> Exercise aim: Nothing outside the lines from the one containing "What matplotlib code" down to the one containing "plt.rcParams['font.family'] = ['Noto" belongs in the copy; print that span exactly, both ends included, with pictures removed.

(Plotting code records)
⟨

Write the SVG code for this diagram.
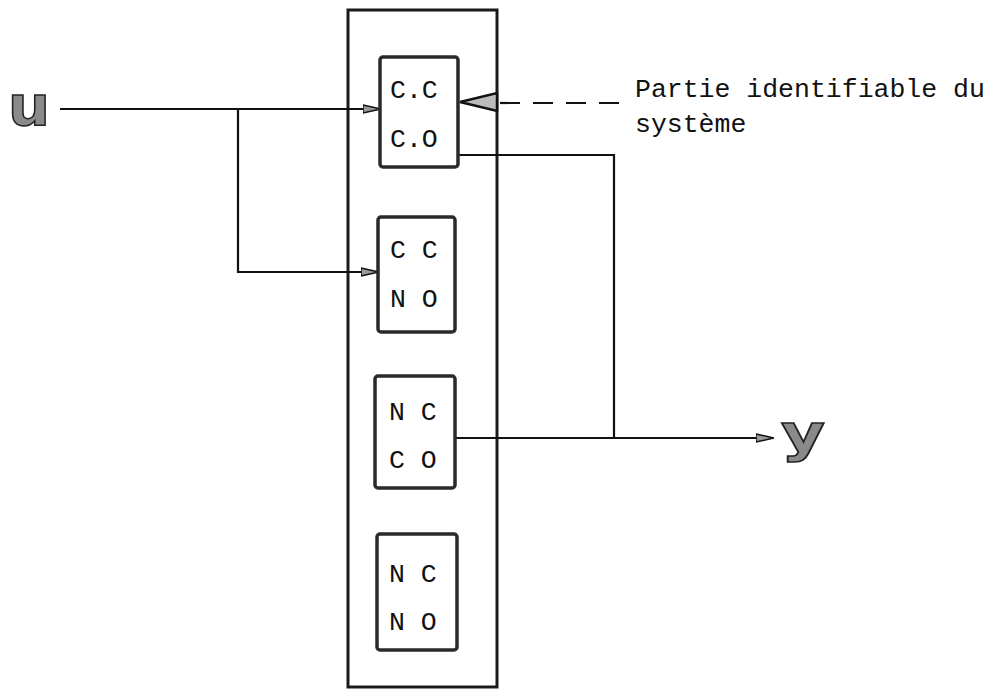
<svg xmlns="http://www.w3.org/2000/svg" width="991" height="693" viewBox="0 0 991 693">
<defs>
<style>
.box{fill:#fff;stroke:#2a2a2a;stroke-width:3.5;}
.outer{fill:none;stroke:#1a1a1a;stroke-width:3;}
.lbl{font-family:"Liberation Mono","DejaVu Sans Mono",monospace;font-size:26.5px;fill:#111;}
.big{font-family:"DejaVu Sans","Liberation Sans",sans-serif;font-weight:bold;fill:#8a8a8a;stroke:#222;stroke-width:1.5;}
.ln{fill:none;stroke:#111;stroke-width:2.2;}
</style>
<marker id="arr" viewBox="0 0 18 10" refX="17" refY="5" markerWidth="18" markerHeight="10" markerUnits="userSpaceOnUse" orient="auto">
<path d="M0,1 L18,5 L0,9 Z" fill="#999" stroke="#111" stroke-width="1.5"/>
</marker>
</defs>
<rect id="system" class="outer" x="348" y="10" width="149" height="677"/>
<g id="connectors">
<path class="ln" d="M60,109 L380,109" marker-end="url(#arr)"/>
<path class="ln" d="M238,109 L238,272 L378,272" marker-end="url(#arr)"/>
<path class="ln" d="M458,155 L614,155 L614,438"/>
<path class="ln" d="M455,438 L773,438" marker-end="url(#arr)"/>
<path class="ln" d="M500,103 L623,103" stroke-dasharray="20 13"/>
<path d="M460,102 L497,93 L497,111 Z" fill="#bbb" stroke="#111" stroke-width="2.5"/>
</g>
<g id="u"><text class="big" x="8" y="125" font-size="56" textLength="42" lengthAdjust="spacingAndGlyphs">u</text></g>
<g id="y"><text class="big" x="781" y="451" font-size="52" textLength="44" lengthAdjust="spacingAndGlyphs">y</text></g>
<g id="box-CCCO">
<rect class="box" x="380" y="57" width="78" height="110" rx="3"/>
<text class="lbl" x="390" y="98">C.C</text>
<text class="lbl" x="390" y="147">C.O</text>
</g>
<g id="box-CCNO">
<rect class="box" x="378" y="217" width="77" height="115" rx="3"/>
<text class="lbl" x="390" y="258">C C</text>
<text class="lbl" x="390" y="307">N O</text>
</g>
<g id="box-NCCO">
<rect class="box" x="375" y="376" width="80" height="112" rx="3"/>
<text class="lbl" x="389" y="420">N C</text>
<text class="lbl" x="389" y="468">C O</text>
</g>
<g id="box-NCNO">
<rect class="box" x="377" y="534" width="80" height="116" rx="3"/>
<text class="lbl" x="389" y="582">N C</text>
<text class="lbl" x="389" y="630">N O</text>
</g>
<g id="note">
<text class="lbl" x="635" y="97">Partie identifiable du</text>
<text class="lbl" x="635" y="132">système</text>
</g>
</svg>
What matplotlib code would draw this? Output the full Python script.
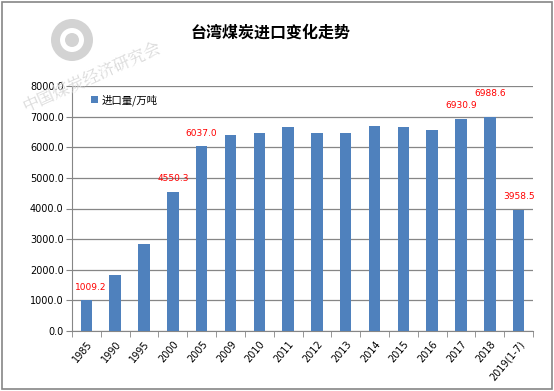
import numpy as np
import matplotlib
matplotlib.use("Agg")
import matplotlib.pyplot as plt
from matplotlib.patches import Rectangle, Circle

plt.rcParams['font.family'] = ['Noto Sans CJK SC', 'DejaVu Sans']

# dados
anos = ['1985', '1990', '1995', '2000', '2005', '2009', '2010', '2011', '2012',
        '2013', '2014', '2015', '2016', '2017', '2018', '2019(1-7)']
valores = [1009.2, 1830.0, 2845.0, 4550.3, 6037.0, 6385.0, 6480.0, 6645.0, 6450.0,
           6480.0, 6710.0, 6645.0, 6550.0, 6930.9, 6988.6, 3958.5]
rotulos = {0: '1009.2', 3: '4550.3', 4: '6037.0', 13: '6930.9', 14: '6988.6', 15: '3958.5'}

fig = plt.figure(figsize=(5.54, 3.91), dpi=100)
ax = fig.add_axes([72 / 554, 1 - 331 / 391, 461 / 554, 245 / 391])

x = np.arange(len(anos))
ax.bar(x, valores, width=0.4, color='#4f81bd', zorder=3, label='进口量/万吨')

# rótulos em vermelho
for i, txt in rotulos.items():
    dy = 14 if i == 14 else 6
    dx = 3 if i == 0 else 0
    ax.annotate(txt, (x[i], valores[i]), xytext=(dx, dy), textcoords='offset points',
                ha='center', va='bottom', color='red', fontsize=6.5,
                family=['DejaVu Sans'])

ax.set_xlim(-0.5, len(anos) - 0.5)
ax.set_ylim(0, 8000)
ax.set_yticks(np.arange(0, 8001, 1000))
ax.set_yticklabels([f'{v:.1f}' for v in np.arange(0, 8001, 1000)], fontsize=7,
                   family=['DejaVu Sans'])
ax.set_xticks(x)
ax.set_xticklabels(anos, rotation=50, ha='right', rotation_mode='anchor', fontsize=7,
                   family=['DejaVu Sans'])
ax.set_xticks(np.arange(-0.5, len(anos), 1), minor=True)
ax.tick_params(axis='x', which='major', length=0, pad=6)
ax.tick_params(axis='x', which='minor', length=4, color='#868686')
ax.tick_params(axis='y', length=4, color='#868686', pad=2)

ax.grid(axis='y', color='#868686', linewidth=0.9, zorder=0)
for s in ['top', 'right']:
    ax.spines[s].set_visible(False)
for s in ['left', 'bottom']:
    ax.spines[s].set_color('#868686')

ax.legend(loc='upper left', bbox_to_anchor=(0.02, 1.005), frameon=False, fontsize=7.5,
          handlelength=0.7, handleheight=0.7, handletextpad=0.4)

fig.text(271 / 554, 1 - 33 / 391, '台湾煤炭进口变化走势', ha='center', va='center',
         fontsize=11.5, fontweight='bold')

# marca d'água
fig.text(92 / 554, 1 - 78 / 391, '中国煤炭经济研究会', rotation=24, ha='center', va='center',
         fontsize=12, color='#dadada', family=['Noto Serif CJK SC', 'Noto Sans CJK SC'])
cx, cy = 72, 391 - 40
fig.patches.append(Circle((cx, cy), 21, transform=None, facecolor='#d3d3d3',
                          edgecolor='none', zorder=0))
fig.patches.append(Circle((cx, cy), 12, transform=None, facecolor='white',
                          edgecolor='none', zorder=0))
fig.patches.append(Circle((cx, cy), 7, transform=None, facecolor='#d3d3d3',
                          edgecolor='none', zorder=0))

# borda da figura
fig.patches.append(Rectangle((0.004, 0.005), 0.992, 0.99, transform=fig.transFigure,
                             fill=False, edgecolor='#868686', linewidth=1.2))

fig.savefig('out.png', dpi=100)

⟩

> Exercise output:
What matplotlib code would draw this? Output the full Python script.
import numpy as np
import matplotlib
matplotlib.use("Agg")
import matplotlib.pyplot as plt
from matplotlib.patches import Rectangle, Circle

plt.rcParams['font.family'] = ['Noto Sans CJK SC', 'DejaVu Sans']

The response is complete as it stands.